Task instructions: Print, word for word, every line from the beginning of the listing up to and including the line with "PW, PH = W - L - R, H - T - B". Pictures are to be excluded.

Supplied material:
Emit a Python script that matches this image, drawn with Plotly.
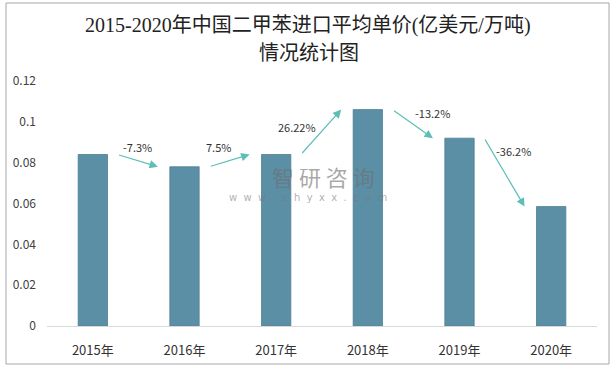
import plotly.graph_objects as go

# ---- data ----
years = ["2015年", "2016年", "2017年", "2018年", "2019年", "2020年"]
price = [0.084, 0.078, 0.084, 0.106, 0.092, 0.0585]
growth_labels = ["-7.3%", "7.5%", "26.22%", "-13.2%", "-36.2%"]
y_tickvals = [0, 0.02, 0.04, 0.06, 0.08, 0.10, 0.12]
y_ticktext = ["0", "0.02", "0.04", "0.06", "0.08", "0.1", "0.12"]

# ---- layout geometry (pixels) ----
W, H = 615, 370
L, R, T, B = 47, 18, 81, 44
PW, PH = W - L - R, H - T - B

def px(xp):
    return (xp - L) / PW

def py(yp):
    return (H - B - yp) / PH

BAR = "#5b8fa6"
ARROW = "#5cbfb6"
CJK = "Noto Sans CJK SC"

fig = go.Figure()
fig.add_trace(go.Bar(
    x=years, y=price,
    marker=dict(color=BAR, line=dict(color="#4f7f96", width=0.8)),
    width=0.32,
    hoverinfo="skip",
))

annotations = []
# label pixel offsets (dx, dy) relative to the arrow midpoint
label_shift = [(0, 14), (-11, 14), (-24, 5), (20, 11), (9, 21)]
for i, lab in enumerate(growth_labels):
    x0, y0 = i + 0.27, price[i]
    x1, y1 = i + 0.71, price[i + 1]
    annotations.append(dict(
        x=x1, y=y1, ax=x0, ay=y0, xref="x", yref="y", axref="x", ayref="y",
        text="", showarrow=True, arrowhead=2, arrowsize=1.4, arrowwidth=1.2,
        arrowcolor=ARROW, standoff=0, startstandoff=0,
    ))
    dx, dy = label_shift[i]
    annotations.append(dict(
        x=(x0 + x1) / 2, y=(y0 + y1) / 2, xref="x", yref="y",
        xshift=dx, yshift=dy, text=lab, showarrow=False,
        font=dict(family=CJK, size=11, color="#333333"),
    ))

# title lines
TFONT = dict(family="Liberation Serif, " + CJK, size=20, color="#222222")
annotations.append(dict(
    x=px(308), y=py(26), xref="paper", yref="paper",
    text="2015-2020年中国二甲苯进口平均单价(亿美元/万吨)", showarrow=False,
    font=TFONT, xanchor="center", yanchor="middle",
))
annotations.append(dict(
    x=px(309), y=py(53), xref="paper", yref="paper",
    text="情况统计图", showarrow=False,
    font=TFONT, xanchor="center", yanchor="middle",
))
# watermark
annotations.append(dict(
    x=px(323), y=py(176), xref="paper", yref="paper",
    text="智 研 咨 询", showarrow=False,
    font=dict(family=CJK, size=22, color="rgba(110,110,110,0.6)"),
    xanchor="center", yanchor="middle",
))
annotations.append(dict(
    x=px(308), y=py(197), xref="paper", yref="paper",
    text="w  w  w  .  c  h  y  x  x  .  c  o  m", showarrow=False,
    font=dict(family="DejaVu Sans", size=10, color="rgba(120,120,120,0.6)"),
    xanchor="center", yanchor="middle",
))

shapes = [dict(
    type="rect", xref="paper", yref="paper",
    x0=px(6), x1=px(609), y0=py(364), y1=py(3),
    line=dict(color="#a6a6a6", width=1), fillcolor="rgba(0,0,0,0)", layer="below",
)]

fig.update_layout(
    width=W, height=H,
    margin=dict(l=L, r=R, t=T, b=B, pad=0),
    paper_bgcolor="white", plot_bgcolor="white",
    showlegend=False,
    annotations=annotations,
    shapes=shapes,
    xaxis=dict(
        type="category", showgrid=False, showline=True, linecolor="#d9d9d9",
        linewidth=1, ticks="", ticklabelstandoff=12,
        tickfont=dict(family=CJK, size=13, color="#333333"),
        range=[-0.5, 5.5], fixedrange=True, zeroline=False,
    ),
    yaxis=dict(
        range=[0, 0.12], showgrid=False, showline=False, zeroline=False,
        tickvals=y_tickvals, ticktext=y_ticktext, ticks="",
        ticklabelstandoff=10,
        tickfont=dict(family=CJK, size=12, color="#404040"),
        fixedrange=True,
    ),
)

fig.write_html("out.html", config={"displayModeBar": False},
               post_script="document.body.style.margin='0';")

Written answer:
Emit a Python script that matches this image, drawn with Plotly.
import plotly.graph_objects as go

# ---- data ----
years = ["2015年", "2016年", "2017年", "2018年", "2019年", "2020年"]
price = [0.084, 0.078, 0.084, 0.106, 0.092, 0.0585]
growth_labels = ["-7.3%", "7.5%", "26.22%", "-13.2%", "-36.2%"]
y_tickvals = [0, 0.02, 0.04, 0.06, 0.08, 0.10, 0.12]
y_ticktext = ["0", "0.02", "0.04", "0.06", "0.08", "0.1", "0.12"]

# ---- layout geometry (pixels) ----
W, H = 615, 370
L, R, T, B = 47, 18, 81, 44
PW, PH = W - L - R, H - T - B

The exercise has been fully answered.